Jak opowiadają świadkowie, starszy pan (mieszkaniec Stadeł) chciał przejść z rowerem na drugą stronę jezdni, gdy zza zakręty wypadło audi, jadące od strony Podegrodzia. Rowerzysta przeleciał kilka metrów w powietrzu, ciało było rozczłonkowane. Rower wbił się w ogrodzenie najbliższej posesji. W samochodzie rozbiła się przednia szyba od strony pasażera.

W tym miejscu, ze względu na gęstą zabudowę, za dnia obowiązuje ograniczenie prędkości do 50 km/h. Jak dowiedzieliśmy się, kierowca audi to szofer z dużym doświadczeniem. Dzisiaj w tamtym rejonie Sądecczyzny panowały niezłe warunki drogowe. Jezdnia była sucha, choć na poboczach utrzymał się śnieg i lód.

Szybko na miejscu tragedii zjawili się strażacy, policja i pogotowie, był nawet ksiądz.

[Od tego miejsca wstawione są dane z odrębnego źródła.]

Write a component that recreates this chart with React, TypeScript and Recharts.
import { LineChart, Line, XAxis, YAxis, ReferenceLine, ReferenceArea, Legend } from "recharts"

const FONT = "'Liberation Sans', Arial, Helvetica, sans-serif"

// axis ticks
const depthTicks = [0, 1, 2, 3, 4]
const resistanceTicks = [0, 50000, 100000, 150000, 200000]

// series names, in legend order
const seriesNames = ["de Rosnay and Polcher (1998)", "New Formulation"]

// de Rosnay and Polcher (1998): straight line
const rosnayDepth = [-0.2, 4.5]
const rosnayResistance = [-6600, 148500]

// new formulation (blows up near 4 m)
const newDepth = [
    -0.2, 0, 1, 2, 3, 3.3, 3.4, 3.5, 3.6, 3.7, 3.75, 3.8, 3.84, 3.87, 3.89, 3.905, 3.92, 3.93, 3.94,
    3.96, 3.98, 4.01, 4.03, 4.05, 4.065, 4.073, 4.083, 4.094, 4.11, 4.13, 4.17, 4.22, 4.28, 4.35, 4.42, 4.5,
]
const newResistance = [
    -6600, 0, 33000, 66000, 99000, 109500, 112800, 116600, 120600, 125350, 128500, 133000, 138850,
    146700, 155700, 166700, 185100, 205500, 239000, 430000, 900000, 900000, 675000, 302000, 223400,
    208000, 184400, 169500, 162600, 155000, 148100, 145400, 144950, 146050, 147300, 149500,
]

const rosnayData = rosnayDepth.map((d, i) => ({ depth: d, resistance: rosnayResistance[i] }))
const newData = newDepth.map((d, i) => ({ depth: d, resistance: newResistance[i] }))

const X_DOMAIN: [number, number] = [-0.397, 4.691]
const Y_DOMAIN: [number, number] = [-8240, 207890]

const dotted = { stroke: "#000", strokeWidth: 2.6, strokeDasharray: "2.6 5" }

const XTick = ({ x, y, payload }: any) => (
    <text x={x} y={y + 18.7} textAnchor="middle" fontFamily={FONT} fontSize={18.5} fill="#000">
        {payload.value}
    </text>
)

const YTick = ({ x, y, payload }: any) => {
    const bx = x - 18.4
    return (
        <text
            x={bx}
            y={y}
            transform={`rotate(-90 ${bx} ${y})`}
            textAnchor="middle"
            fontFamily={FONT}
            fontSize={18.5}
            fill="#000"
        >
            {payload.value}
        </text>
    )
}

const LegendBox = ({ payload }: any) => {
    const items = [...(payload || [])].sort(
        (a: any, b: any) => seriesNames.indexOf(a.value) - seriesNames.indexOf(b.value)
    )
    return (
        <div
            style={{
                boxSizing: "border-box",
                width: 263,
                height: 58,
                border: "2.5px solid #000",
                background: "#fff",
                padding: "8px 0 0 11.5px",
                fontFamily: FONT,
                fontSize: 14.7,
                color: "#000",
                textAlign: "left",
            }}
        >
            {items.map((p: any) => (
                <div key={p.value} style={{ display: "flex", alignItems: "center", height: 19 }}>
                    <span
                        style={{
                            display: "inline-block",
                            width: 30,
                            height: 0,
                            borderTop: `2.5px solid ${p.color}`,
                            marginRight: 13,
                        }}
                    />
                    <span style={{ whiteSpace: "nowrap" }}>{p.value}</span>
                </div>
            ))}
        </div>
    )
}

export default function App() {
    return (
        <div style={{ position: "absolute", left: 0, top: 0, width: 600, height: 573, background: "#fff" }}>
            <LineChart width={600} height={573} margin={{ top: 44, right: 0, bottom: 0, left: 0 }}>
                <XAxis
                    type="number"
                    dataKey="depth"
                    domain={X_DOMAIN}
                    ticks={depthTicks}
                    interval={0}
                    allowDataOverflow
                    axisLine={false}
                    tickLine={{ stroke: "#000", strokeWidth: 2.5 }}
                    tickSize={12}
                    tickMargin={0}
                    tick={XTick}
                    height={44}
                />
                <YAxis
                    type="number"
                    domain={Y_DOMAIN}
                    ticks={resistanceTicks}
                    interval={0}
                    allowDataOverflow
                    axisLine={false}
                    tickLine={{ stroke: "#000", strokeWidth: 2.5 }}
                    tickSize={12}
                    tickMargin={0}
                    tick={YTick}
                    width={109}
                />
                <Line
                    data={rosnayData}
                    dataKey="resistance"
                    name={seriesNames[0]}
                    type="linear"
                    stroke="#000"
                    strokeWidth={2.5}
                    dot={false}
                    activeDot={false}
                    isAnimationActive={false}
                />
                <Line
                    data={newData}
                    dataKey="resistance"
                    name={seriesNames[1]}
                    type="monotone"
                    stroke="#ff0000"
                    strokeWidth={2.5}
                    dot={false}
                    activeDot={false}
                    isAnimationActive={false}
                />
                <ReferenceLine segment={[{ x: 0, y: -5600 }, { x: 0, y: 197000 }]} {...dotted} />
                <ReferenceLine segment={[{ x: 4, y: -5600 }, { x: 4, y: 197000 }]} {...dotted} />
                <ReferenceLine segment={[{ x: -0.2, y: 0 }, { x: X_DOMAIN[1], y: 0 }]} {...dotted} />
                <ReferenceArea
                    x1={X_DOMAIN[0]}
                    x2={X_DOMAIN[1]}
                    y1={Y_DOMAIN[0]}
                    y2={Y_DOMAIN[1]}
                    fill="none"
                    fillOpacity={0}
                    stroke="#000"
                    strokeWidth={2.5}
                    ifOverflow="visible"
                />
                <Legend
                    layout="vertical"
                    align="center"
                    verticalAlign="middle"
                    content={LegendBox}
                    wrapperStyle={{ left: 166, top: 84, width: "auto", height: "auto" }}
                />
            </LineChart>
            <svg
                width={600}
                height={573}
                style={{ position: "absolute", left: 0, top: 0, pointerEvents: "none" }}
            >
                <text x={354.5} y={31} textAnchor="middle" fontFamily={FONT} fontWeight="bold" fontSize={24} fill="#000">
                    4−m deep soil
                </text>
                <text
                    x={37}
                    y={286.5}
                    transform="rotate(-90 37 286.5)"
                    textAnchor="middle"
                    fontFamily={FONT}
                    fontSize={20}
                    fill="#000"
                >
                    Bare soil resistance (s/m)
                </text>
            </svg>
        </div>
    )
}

Ciało ofiary przykryto czarnym brezentem.

Wprowadzono ruch wahadłowy na czas, gdy policjanci prowadzili swoje czynności. - Za wcześnie na nazywanie kierowcy sprawcą zdarzenia, na razie jest uczestnikiem wypadku drogowego ze skutkiem śmiertelnym - powiedział nam jeden z funkcjonariuszy.

                      ***

W przekazanym nam oficjalnym komunkacie st. sierż. Paweł Grygiel, oficer prasowy KMP w Nowym Sączu, stwierdził, że "pieszy najprawdopodobnie wtargnął na jezdnię wprost pod nadjeżdżający samochód".

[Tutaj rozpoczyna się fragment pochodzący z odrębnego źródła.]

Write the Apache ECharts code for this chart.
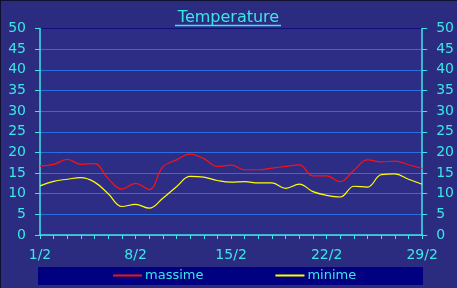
<!DOCTYPE html>
<html>
<head>
<meta charset="utf-8">
<script src="https://cdn.jsdelivr.net/npm/echarts@6/dist/echarts.min.js"></script>
<style>
html,body{margin:0;padding:0;background:#2b2b80;}
#c{width:457px;height:288px;}
</style>
</head>
<body>
<div id="c"></div>
<script>
var days = ["1/2","2/2","3/2","4/2","5/2","6/2","7/2","8/2","9/2","10/2","11/2","12/2","13/2","14/2","15/2","16/2","17/2","18/2","19/2","20/2","21/2","22/2","23/2","24/2","25/2","26/2","27/2","28/2","29/2"];
var massime = [16.7,17.1,18.3,17.1,17.3,13.6,11.1,12.5,11.0,16.5,18.2,19.6,18.5,16.6,16.9,15.8,15.8,16.2,16.6,17.0,14.3,14.3,12.9,15.7,18.2,17.7,17.9,17.0,16.1];
var minime = [11.9,13.0,13.5,13.9,12.8,10.0,6.9,7.4,6.5,8.9,11.7,14.2,14.0,13.2,12.8,12.9,12.6,12.6,11.3,12.3,10.5,9.6,9.2,11.8,11.6,14.6,14.8,13.5,12.3];
var seriesNames = ["massime","minime"];
var yTicks = {min:0, max:50, step:5};

var cyan = '#3ce6e6';
var font = 'DejaVu Sans';
var gridColors = [];
for (var i = 0; i <= 10; i++) gridColors.push(i === 10 ? '#10107a' : '#2a6ee0');

var chart = echarts.init(document.getElementById('c'), null, {renderer:'canvas'});
chart.setOption({
  backgroundColor: '#2b2b80',
  animation: false,
  title: {
    text: 'Temperature',
    left: 'center',
    top: 5,
    textStyle: {color: cyan, fontFamily: font, fontSize: 16, fontWeight: 'normal'}
  },
  graphic: [
    {type:'line', shape:{x1:175,y1:25.5,x2:281,y2:25.5}, style:{stroke:cyan, lineWidth:1.5}, z:10},
    {type:'rect', shape:{x:38,y:267,width:385,height:18}, style:{fill:'#000080'}, z:0},
    {type:'line', shape:{x1:0,y1:0.5,x2:457,y2:0.5}, style:{stroke:'#101030', lineWidth:1}},
    {type:'line', shape:{x1:0.5,y1:0,x2:0.5,y2:288}, style:{stroke:'#101030', lineWidth:1}}
  ],
  legend: {
    left: 113,
    top: 269,
    icon: 'rect',
    itemWidth: 29,
    itemHeight: 2,
    itemGap: 72,
    padding: 0,
    textStyle: {color: cyan, fontFamily: font, fontSize: 13, padding:[0,0,0,-2]},
    data: seriesNames
  },
  grid: {left: 40, right: 34, top: 28.5, bottom: 53, show: true, backgroundColor: '#2d2d86', borderWidth: 0},
  xAxis: {
    type: 'category',
    data: days,
    boundaryGap: false,
    axisLine: {lineStyle: {color: cyan, width: 1.5}},
    axisTick: {show: true, interval: 0, length: 4, lineStyle:{color: cyan}},
    axisLabel: {interval: 6, color: cyan, fontFamily: font, fontSize: 14, margin: 13},
    splitLine: {show: false}
  },
  yAxis: [
    {
      type: 'value', min: yTicks.min, max: yTicks.max, interval: yTicks.step, position: 'left',
      axisLine: {show: true, lineStyle: {color: cyan, width: 1.5}},
      axisTick: {show: true, length: 5, lineStyle:{color: cyan}},
      axisLabel: {color: cyan, fontFamily: font, fontSize: 14, margin: 14},
      splitLine: {show: true, lineStyle: {color: gridColors, width: 1}}
    },
    {
      type: 'value', min: yTicks.min, max: yTicks.max, interval: yTicks.step, position: 'right',
      axisLine: {show: true, lineStyle: {color: cyan, width: 1.5}},
      axisTick: {show: true, length: 5, lineStyle:{color: cyan}},
      axisLabel: {color: cyan, fontFamily: font, fontSize: 14, margin: 14},
      splitLine: {show: false}
    }
  ],
  series: [
    {name: seriesNames[0], type: 'line', data: massime, smooth: 0.4, symbol: 'none', yAxisIndex: 0,
     lineStyle: {color: '#ff1010', width: 1.2}, itemStyle: {color: '#ff1010'}},
    {name: seriesNames[1], type: 'line', data: minime, smooth: 0.4, symbol: 'none', yAxisIndex: 0,
     lineStyle: {color: '#ffff00', width: 1.2}, itemStyle: {color: '#ffff00'}}
  ]
});
</script>
</body>
</html>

"Jak wynika ze wstępnych ustaleń - informuje sierż. Grygiel - pieszy usiłował przekroczyć jezdnię prowadząc rower. Kierujący Audi był trzeźwy. Pieszy poniósł śmierć na miejscu pomimo natychmiastowej akcji reanimacyjnej podjętej przez Karetkę Pogotowia. Decyzją obecnego na miejscu prokuratora zwłoki zabezpieczono do dalszych badań sekcyjnych. Dokładne przyczyny i okolicznośći zdarzenia będą wyjaśniane".